Leave the pictures out. Retype exactly the lines below from the one containing "Recreate this image" through the one containing "import * as", and no others.

→ Entries from a dataset
----
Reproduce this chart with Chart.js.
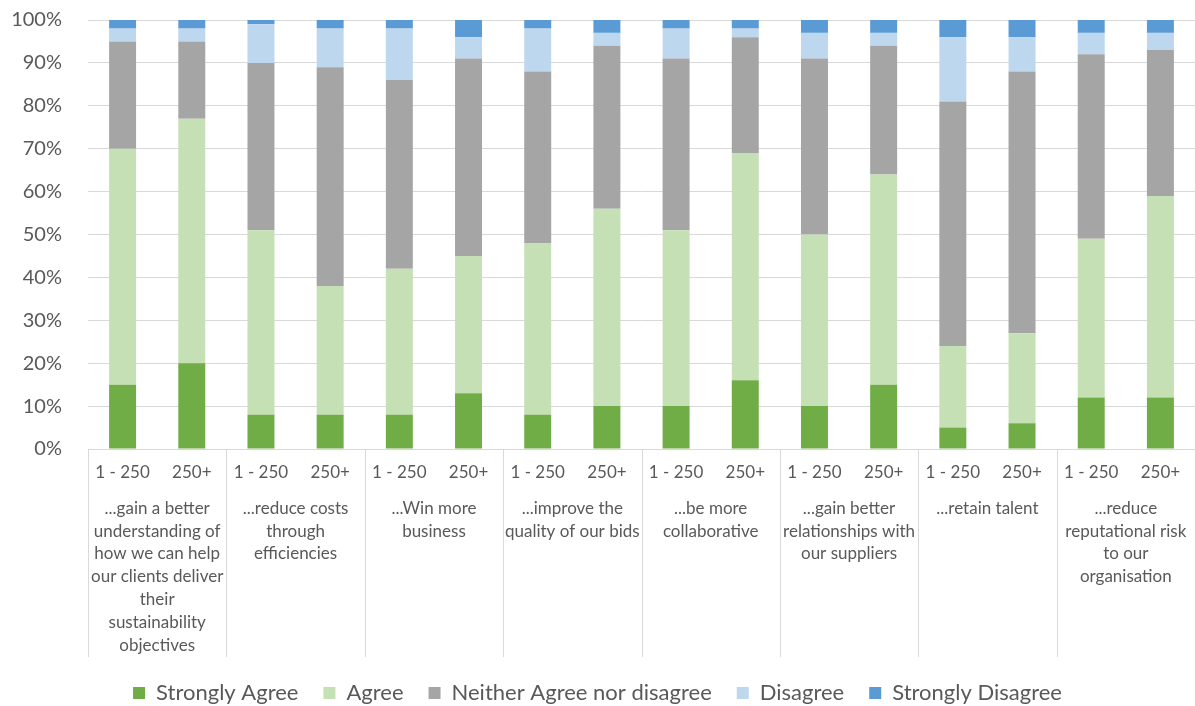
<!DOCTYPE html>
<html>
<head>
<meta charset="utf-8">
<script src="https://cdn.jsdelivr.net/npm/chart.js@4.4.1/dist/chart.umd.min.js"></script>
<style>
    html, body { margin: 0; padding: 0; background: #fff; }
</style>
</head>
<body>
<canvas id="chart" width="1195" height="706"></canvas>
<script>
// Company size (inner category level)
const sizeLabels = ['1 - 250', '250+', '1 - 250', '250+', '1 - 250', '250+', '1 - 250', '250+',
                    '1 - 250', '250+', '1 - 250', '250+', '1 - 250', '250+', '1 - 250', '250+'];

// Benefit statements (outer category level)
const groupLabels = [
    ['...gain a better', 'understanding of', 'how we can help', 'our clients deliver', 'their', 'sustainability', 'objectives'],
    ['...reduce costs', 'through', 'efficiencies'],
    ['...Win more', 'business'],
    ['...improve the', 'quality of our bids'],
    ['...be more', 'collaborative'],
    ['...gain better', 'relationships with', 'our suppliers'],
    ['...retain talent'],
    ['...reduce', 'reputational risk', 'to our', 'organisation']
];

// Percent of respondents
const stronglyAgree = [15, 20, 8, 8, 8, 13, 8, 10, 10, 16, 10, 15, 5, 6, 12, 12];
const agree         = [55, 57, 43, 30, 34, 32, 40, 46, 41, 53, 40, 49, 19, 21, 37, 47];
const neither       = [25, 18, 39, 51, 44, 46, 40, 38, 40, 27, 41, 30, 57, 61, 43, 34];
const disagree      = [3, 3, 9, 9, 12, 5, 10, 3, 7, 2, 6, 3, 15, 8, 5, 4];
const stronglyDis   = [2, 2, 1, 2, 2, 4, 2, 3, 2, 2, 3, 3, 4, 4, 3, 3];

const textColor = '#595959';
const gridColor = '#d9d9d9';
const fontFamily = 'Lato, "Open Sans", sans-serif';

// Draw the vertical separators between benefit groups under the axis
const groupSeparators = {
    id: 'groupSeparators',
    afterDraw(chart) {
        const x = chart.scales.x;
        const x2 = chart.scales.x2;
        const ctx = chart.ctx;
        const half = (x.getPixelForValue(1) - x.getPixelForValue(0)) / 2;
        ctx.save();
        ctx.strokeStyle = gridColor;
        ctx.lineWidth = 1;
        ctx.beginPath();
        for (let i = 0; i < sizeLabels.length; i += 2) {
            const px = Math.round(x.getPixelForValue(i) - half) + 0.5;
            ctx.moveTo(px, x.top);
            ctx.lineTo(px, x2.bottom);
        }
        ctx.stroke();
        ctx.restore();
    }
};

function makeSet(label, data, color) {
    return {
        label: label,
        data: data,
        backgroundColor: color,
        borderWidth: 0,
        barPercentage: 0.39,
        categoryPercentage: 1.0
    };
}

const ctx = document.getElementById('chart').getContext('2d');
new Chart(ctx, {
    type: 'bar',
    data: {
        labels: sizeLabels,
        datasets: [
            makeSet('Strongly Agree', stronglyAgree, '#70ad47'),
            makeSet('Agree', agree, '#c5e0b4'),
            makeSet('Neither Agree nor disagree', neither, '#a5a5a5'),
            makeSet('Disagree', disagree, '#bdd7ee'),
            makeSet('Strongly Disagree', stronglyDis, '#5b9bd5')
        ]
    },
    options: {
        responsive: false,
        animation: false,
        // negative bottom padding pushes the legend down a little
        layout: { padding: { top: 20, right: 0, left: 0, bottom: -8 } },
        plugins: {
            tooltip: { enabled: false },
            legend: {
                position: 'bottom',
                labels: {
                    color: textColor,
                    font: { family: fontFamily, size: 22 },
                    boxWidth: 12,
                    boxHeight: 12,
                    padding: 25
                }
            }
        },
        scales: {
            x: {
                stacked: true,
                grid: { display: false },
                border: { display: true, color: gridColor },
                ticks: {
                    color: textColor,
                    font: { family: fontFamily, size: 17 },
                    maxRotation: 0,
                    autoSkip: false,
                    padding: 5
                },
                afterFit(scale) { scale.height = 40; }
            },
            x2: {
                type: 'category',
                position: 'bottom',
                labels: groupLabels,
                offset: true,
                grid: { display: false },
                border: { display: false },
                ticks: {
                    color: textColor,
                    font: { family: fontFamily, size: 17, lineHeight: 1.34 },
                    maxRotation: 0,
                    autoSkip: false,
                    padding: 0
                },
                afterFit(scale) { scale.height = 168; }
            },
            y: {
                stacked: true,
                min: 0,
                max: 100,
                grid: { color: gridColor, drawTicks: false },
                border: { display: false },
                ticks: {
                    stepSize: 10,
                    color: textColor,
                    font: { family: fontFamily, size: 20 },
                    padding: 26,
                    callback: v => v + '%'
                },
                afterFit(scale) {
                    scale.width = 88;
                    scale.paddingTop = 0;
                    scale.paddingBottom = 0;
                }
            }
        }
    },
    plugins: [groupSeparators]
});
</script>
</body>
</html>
----
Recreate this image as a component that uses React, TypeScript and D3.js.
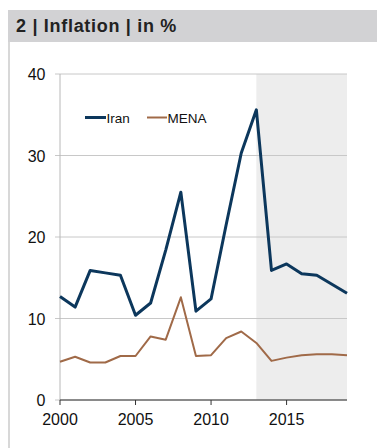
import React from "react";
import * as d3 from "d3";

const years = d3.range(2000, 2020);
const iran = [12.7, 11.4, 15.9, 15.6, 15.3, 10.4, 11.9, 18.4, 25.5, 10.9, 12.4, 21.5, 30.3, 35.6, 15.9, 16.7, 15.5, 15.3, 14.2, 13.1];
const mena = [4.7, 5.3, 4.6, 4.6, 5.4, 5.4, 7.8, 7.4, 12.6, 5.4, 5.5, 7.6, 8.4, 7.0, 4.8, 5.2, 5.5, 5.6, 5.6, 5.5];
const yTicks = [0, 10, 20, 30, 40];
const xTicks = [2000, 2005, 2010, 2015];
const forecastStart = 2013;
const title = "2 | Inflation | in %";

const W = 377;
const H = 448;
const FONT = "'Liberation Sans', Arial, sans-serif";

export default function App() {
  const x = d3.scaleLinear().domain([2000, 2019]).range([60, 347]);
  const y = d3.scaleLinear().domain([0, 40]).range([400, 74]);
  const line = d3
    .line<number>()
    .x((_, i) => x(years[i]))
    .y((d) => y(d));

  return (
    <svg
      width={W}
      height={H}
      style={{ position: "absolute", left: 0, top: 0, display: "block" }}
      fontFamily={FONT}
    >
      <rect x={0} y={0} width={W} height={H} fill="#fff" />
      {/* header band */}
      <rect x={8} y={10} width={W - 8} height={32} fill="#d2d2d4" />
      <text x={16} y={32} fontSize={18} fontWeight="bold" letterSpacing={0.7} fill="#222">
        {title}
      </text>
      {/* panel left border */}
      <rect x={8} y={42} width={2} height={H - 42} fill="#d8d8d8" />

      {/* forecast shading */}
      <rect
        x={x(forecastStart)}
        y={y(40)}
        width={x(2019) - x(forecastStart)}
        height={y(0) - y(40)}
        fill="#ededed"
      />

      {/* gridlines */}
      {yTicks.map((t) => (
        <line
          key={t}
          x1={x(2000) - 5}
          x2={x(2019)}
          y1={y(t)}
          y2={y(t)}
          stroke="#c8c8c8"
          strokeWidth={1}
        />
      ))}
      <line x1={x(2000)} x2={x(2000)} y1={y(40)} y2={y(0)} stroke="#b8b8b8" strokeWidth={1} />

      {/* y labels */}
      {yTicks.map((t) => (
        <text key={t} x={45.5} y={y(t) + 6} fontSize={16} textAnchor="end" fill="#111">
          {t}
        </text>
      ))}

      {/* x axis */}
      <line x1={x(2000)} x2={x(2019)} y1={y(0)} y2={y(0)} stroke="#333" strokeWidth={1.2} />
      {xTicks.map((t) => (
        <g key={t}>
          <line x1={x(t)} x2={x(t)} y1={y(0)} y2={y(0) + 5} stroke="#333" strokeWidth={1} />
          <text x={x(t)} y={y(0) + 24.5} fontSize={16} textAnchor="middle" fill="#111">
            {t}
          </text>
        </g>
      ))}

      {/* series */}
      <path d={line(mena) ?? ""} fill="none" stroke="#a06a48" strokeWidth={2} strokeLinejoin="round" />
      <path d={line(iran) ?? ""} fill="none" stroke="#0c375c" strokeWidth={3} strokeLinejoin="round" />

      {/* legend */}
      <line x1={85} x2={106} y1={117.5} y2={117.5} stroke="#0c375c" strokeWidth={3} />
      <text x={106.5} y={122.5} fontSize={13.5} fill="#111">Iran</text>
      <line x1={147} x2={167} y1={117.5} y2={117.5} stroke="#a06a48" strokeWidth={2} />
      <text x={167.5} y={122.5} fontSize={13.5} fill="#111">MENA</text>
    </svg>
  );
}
----
→ Written response
Recreate this image as a component that uses React, TypeScript and D3.js.
import React from "react";
import * as d3 from "d3";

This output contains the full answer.